Some argue that LLMs are not only challenging the relevance of DSLs but also potentially stifling innovation in programming languages and frameworks.

  • "To be honest I don't think this is necessarily a bad thing, but it does mean that there is a stifling effect on fresh new DSL's and frameworks. It isn't an unsolvable problem... However, there will always be a strong force in LLM's pushing users towards the runtimes and frameworks that have the most training data in the LLM." (NathanKP)
  • "Yep, I hadn't considered how LLMs would affect frameworks in existing languages, but it makes sense that there's a very similar effect of reinforcing the incumbents and stifling innovation." (gopiandcode)

DSL Design and LLM Comprehension

Several comments discuss what makes a DSL more or less amenable to LLM understanding and generation. Semantic richness and token design are highlighted.

  • "Two extremes as examples: Regex is a DSL that is not written in tokens that have inherent semantic meaning. LLM's can only understand Regex by virtue of the fact that it has been around for a long time and there are millions of examples for the LLM to work from. And even then LLM's still struggle with reading and writing Regex. Tailwind is an example of a DSL is that is very semantically rich. When an LLM sees: class="text-3xl font-bold underline" it pretty much knows what that means out of the box, just like a human does." (NathanKP)
  • "Basically, a fresh new DSL can succeed much faster if it is closer to Tailwind than it is to Regex." (NathanKP)
  • "...more concise, equals less tokens, equals faster coding agents and faster responses from prompts. But too much conciseness (in the manner of Regex), leads to semantically confusing syntax, and then LLM's struggle." (NathanKP)
  • "Embedded DSLs have their own challenge, since the LLM can easily move out of the DSL into the host language in ways that aren’t valid for the eDSL." (seanmcdirmid)

Defending DSLs

Despite the prevalent skepticism related to LLMs, some users defend DSLs, pointing out specific advantages and use cases.

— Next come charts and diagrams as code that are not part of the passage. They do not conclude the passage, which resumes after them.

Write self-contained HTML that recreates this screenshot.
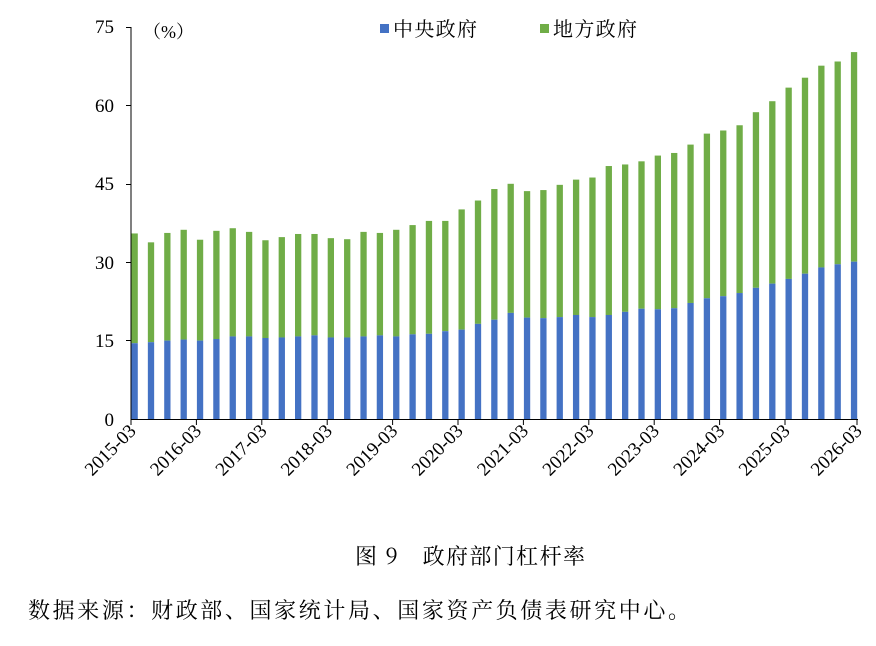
<!DOCTYPE html>
<html><head><meta charset="utf-8">
<style>
body{margin:0;background:#fff;width:876px;height:641px;overflow:hidden;}
svg text{font-family:"Liberation Serif","Noto Serif CJK SC",serif;fill:#000;}
</style></head><body>
<svg id="s" width="876" height="641" xmlns="http://www.w3.org/2000/svg">
<text x="143" y="38" font-size="18">（%）</text>
<rect x="380" y="24" width="9" height="9" fill="#4472C4"/>
<text x="393" y="36" font-size="20" textLength="84" style="font-family:'Noto Serif CJK SC',serif">中央政府</text>
<rect x="540" y="24" width="9" height="9" fill="#70AD47"/>
<text x="553" y="36" font-size="20" textLength="84" style="font-family:'Noto Serif CJK SC',serif">地方政府</text>
<g font-size="19" text-anchor="end">
<text x="114" y="426">0</text><text x="114" y="347">15</text><text x="114" y="269">30</text>
<text x="114" y="190">45</text><text x="114" y="112">60</text><text x="114" y="33">75</text>
</g>
<g id="bars"></g>
<line x1="131" y1="27" x2="131" y2="419" stroke="#000"/>
<g stroke="#000"><line x1="126" y1="27.5" x2="131" y2="27.5"/><line x1="126" y1="105.5" x2="131" y2="105.5"/><line x1="126" y1="184.5" x2="131" y2="184.5"/><line x1="126" y1="262.5" x2="131" y2="262.5"/><line x1="126" y1="340.5" x2="131" y2="340.5"/></g>
<line x1="131" y1="419.5" x2="858" y2="419.5" stroke="#000"/>
<g id="xt"></g>
<text x="355" y="564" font-size="22" textLength="230" style="font-family:'Noto Serif CJK SC',serif">图 9　政府部门杠杆率</text>
<text x="28" y="618" font-size="22" textLength="662" style="font-family:'Noto Serif CJK SC',serif">数据来源：财政部、国家统计局、国家资产负债表研究中心。</text>
</svg>
<script>
var T=[35.5,33.8,35.6,36.2,34.3,36,36.5,35.8,34.2,34.8,35.4,35.4,34.6,34.4,35.8,35.6,36.2,37.1,37.9,37.9,40.1,41.8,44,45,43.6,43.8,44.8,45.8,46.2,48.4,48.7,49.3,50.4,50.9,52.5,54.6,55.2,56.2,58.7,60.8,63.4,65.3,67.6,68.4,70.2];
var B=[14.5,14.7,15,15.2,15,15.3,15.8,15.8,15.5,15.6,15.8,16,15.6,15.6,15.8,16,15.8,16.2,16.3,16.8,17.1,18.2,19,20.3,19.4,19.3,19.5,19.9,19.5,19.9,20.5,21.1,21,21.2,22.2,23.1,23.5,24.1,25.1,25.9,26.8,27.8,29,29.6,30.1];
var s=5.2267,h='',x='';
for(var i=0;i<45;i++){var l=131.5+i*16.35;
h+='<rect x="'+l+'" y="'+(419-T[i]*s)+'" width="6.3" height="'+((T[i]-B[i])*s)+'" fill="#70AD47"/>';
h+='<rect x="'+l+'" y="'+(419-B[i]*s)+'" width="6.3" height="'+(B[i]*s)+'" fill="#4472C4"/>';}
for(var k=0;k<12;k++){var t=131+k*4*16.35;if(k==11)t=857;
x+='<line x1="'+t+'" y1="419" x2="'+t+'" y2="425" stroke="#000"/>';
x+='<text font-size="19" text-anchor="end" transform="translate('+(t+6)+',432) rotate(-45)">'+(2015+k)+'-03</text>';}
document.getElementById('bars').innerHTML=h;document.getElementById('xt').innerHTML=x;
</script>
</body></html>
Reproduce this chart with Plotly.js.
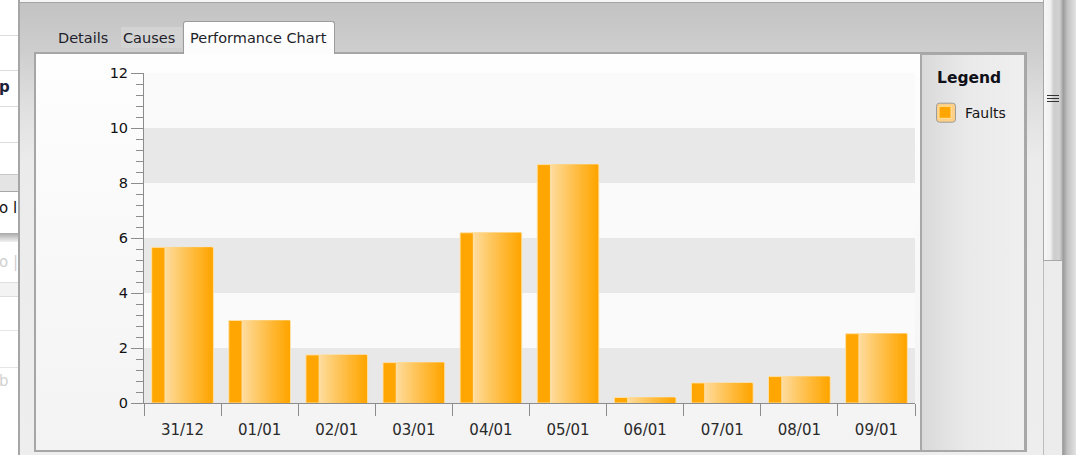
<!DOCTYPE html>
<html>
<head>
<meta charset="utf-8">
<script src="https://cdn.plot.ly/plotly-3.0.1.min.js"></script>
<style>
html,body{margin:0;padding:0;width:1076px;height:455px;overflow:hidden;background:#eeeeee;font-family:"DejaVu Sans",sans-serif;}
.a{position:absolute;}
.hl{position:absolute;left:0;width:18px;height:1px;}
</style>
</head>
<body>
<div class="a" style="left:0;top:0;width:1076px;height:455px;overflow:hidden;">
  <!-- left cut-off panel -->
  <div class="a" style="left:0;top:0;width:18px;height:455px;background:#ffffff;overflow:hidden;">
    <div class="hl" style="top:35px;background:#dcdcdc;"></div>
    <div class="hl" style="top:70px;background:#dcdcdc;"></div>
    <div class="a" style="left:-1px;top:78px;font-size:15px;font-weight:bold;color:#1c2238;">p</div>
    <div class="hl" style="top:106px;background:#dcdcdc;"></div>
    <div class="hl" style="top:142px;background:#dcdcdc;"></div>
    <div class="a" style="left:0;top:174px;width:18px;height:16px;background:#e4e4e4;border-top:1px solid #c8c8c8;border-bottom:1px solid #a8a8a8;"></div>
    <div class="a" style="left:-1px;top:199px;font-size:15px;color:#111;white-space:nowrap;">o l</div>
    <div class="a" style="left:0;top:233px;width:18px;height:9px;background:linear-gradient(#a8a8a8,#f2f2f2);"></div>
    <div class="a" style="left:-1px;top:253px;font-size:15px;color:#cfcfcf;white-space:nowrap;">o |</div>
    <div class="a" style="left:0;top:282px;width:18px;height:13px;background:#f3f3f3;border-top:1px solid #dedede;border-bottom:1px solid #dedede;"></div>
    <div class="hl" style="top:330px;background:#e6e6e6;"></div>
    <div class="hl" style="top:367px;background:#e6e6e6;"></div>
    <div class="a" style="left:-1px;top:372px;font-size:15px;color:#d2d2d2;">b</div>
  </div>
  <div class="a" style="left:18px;top:0;width:2px;height:455px;background:#a6a6a6;"></div>

  <!-- main window -->
  <div class="a" style="left:20px;top:0;width:1023px;height:455px;background:linear-gradient(#c2c2c2 0px,#cecece 52px,#dedede 100px,#ebebeb 160px,#eeeeee 455px);"></div>
  <div class="a" style="left:20px;top:0;width:1023px;height:2px;background:#f6f6f6;"></div>
  <div class="a" style="left:20px;top:2px;width:1023px;height:1px;background:#a4a4a4;"></div>

  <!-- tabs -->
  <div class="a" style="left:58px;top:30px;font-size:14.5px;color:#1e1e2a;">Details</div>
  <div class="a" style="left:121px;top:27px;width:61px;height:21px;background:#d3d3d3;"></div>
  <div class="a" style="left:123px;top:30px;font-size:14.5px;color:#1e1e2a;">Causes</div>

  <!-- inner panel -->
  <div class="a" style="left:34px;top:52px;width:993px;height:400px;box-sizing:border-box;border:2px solid #a6a6a6;background:linear-gradient(#fefefe,#f3f3f3);"></div>
  <div class="a" style="left:183px;top:21px;width:152px;height:33px;box-sizing:border-box;border:1px solid #9c9c9c;border-bottom:none;border-radius:3px 3px 0 0;background:linear-gradient(#ffffff,#fcfcfc);"></div>
  <div class="a" style="left:190px;top:30px;font-size:14.5px;color:#1e1e2a;white-space:nowrap;">Performance Chart</div>

  <!-- legend panel -->
  <div class="a" style="left:920px;top:53px;width:106px;height:399px;box-sizing:border-box;border:2px solid #a8a8a8;background:linear-gradient(to right,#d9d9d9,#eaeaea 45%,#efefef);"></div>

  <!-- scrollbar -->
  <div class="a" style="left:1043px;top:0;width:20px;height:455px;box-sizing:border-box;background:#ececec;border-left:1px solid #bdbdbd;border-right:1px solid #a6a6a6;"></div>
  <div class="a" style="left:1043px;top:0;width:20px;height:261px;box-sizing:border-box;border:1px solid #a8a8a8;border-top:none;background:linear-gradient(to right,#f7f7f7 0%,#f0f0f0 35%,#cdcdcd 55%,#d2d2d2 85%,#b4b4b4 100%);"></div>
  <div class="a" style="left:1047px;top:95px;width:12px;height:1px;background:#333;"></div>
  <div class="a" style="left:1047px;top:98px;width:12px;height:1px;background:#333;"></div>
  <div class="a" style="left:1047px;top:101px;width:12px;height:1px;background:#333;"></div>
  <div class="a" style="left:1063px;top:0;width:13px;height:455px;background:linear-gradient(to right,#9a9a9a,#c2c2c2 35%,#e2e2e2 100%);"></div>

  <div id="chart" class="a" style="left:0;top:0;width:1076px;height:455px;"></div>
</div>

<script>
// ---- data ----
const categories = ['31/12','01/01','02/01','03/01','04/01','05/01','06/01','07/01','08/01','09/01'];
const faults = [5.66, 3.0, 1.75, 1.47, 6.19, 8.67, 0.2, 0.73, 0.96, 2.52];
const seriesName = 'Faults';
const legendTitle = 'Legend';
const yTickVals = [0, 2, 4, 6, 8, 10, 12];
const yTickText = ['0', '2', '4', '6', '8', '10', '12'];
const bandStarts = [0, 4, 8];
const bandSize = 2;

// ---- styling ----
const FONT = 'DejaVu Sans';
const ORANGE = [255, 166, 2];
const LIGHT = [254, 221, 160];
const BAR_W = 0.8;
const SOLID_PART = 0.165;   // left solid strip (category units)
const N_SLICES = 22;

// plot-area geometry (pixels) used to place decorations in paper units
const PL = 144, PW = 771, PB = 403.3, PH = 330;
const px = x => (x - PL) / PW;
const py = y => (PB - y) / PH;

function mix(a, b, t) {
  const c = a.map((v, i) => Math.round(v + (b[i] - v) * t));
  return 'rgb(' + c.join(',') + ')';
}

const traces = [{
  type: 'bar',
  name: seriesName,
  x: categories,
  y: faults,
  width: BAR_W,
  offset: -BAR_W / 2,
  marker: {color: mix(ORANGE, ORANGE, 0), line: {color: 'rgba(255,226,168,0.95)', width: 1}},
  hoverinfo: 'skip'
}];

const gStart = -BAR_W / 2 + SOLID_PART;
const gEnd = BAR_W / 2 - 0.012;
const sw = (gEnd - gStart) / N_SLICES;
for (let i = 0; i < N_SLICES; i++) {
  const off = gStart + i * sw;
  const w = Math.min(sw * 1.5, gEnd - off);
  const t = Math.pow(i / (N_SLICES - 1), 0.9);
  traces.push({
    type: 'bar',
    x: categories,
    y: faults,
    width: w,
    offset: off,
    marker: {color: mix(LIGHT, ORANGE, t), line: {width: 0}},
    showlegend: false,
    hoverinfo: 'skip'
  });
}

const shapes = bandStarts.map(s => ({
  type: 'rect', xref: 'paper', yref: 'y',
  x0: 0, x1: 1, y0: s, y1: s + bandSize,
  fillcolor: '#e8e8e8', line: {width: 0}, layer: 'below'
}));

// rounded frame behind the legend swatch
function roundRect(x0, y0, x1, y1, r) {
  const X = v => px(v).toFixed(5), Y = v => py(v).toFixed(5);
  return 'M' + X(x0 + r) + ',' + Y(y0) + ' L' + X(x1 - r) + ',' + Y(y0) +
    ' Q' + X(x1) + ',' + Y(y0) + ' ' + X(x1) + ',' + Y(y0 + r) +
    ' L' + X(x1) + ',' + Y(y1 - r) +
    ' Q' + X(x1) + ',' + Y(y1) + ' ' + X(x1 - r) + ',' + Y(y1) +
    ' L' + X(x0 + r) + ',' + Y(y1) +
    ' Q' + X(x0) + ',' + Y(y1) + ' ' + X(x0) + ',' + Y(y1 - r) +
    ' L' + X(x0) + ',' + Y(y0 + r) +
    ' Q' + X(x0) + ',' + Y(y0) + ' ' + X(x0 + r) + ',' + Y(y0) + ' Z';
}
shapes.push({
  type: 'path', xref: 'paper', yref: 'paper',
  path: roundRect(936.5, 103.5, 955.5, 122.5, 3),
  fillcolor: '#fdd086', line: {color: '#9c9c9c', width: 1}, layer: 'above'
});

const axisCol = '#8c8c8c';
const layout = {
  width: 1076, height: 455,
  margin: {l: 144, r: 161, t: 73, b: 52, pad: 0},
  paper_bgcolor: 'rgba(0,0,0,0)',
  plot_bgcolor: '#fafafa',
  barmode: 'overlay',
  hovermode: false,
  font: {family: FONT, color: '#1a1a1a'},
  xaxis: {
    type: 'category',
    categoryorder: 'array', categoryarray: categories,
    range: [-0.5, categories.length - 0.5],
    showline: true, linecolor: axisCol, linewidth: 1,
    ticks: 'outside', ticklen: 12, tickcolor: axisCol, tickwidth: 1,
    tickson: 'boundaries',
    showgrid: false, zeroline: false,
    tickfont: {family: FONT, size: 15, color: '#2a2a2a'},
    ticklabelstandoff: 13,
    fixedrange: true
  },
  yaxis: {
    range: [0, 12],
    tickmode: 'array', tickvals: yTickVals, ticktext: yTickText,
    showline: true, linecolor: axisCol, linewidth: 1,
    ticks: 'outside', ticklen: 12, tickcolor: axisCol, tickwidth: 1,
    minor: {dtick: 0.4, tick0: 0, ticks: 'outside', ticklen: 7, tickcolor: axisCol, tickwidth: 1, showgrid: false},
    showgrid: false, zeroline: false,
    tickfont: {family: FONT, size: 14.5, color: '#111111'},
    fixedrange: true
  },
  shapes: shapes,
  annotations: [{
    xref: 'paper', yref: 'paper',
    x: px(935), y: py(78), xanchor: 'left', yanchor: 'middle',
    text: '<b>' + legendTitle + '</b>', showarrow: false,
    font: {family: FONT, size: 15.5, color: '#101018'}
  }],
  showlegend: true,
  legend: {
    x: px(925), xanchor: 'left',
    y: py(97), yanchor: 'top',
    bgcolor: 'rgba(0,0,0,0)', borderwidth: 0,
    font: {family: FONT, size: 14, color: '#151515'},
    itemwidth: 30
  }
};

Plotly.newPlot('chart', traces, layout, {displayModeBar: false, staticPlot: true});
</script>
</body>
</html>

  • "The benefit of (some) DSLs is that they make invalid states unrepresentable, which isn't possible with the entire surface-area of a programming language at your (or the LLM's) disposal." (mplanchard)
  • "Not just frameworks, but libraries also. Interacting with some of the most expressive libraries is often akin to working with a DSL... In fact, the paradigms of some libraries required such expressiveness that they spawned their own in-language DSLs, like JSX for React, or LINQ expressions in C#. These are arguably the most successful DSLs out there." (TimTheTinker)
  • "DSLs are not all created equal... Consider MiniZinc. This DSL is super cool and useful for writing constraint-solving problems once and running them through any number of different backend solvers." (TimTheTinker)
  • "Codegen DSLs are also amazing for some applications, especially for creating custom boilerplate -- write what's unique to the scenario at hand in the DSL and have the template-based codegen use the provided data to generate code in the target language." (TimTheTinker)

Critique of Popularity Indices (TIOBE)

A significant offshoot of the discussion centers on the validity of programming language popularity indices, specifically the TIOBE index.

  • "Python increase in Tiobe index is scary: https://www.tiobe.com/tiobe-index/" (averkepasa)
  • "I'm sorry, I simply refuse to take seriously an outlet that publishes the following... [regarding SQL and NoSQL]." (qsort)
  • "I was pretty convinced by this article to not use TIOBE as a mark of a language's popularity: https://nindalf.com/posts/stop-citing-tiobe/ Its primary point is that TIOBE is based on number of search results on a weighted list of search engines, not actual usage in Github, search volume, job listings, or any of the other number of signals you'd expect a popularity index to use." (arciini)
  • "It's even worse than "Stop Citing TIOBE" makes it sound... The TIOBE rank is based on the number of hits reported from "25 search engines", which amount to [a list dominated by shopping websites]." (duskwuff)
  • "This is actually a great site; it feels much more representative of what I actually see in job ads and the real world than some other rankings. If all I did was browse HN all day I'd think Rust is the only language people use for new projects" (guywithahat)

Broader Implications

Some contributors consider the potentially broader effects of LLMs on computing, including impacts on language evolution and software development practices.

  • "Linguistics and history of language folk: isn't there an observed slowdown of evolution of spoken language as the printing press becomes widespread? Also, "international english"? Is this an observation of a similar phenomenon?" (scelerat)

  • "The fewer languages there are in the world (as a general rule) the better off everyone is. We do need a low level language like C++ to exist and a high level one like TypeScript, but we don't need multiple of each. The fact that there are already multiple of each is a challenge to be dealt with, and not a goal what we reached on purpose." (quantadev)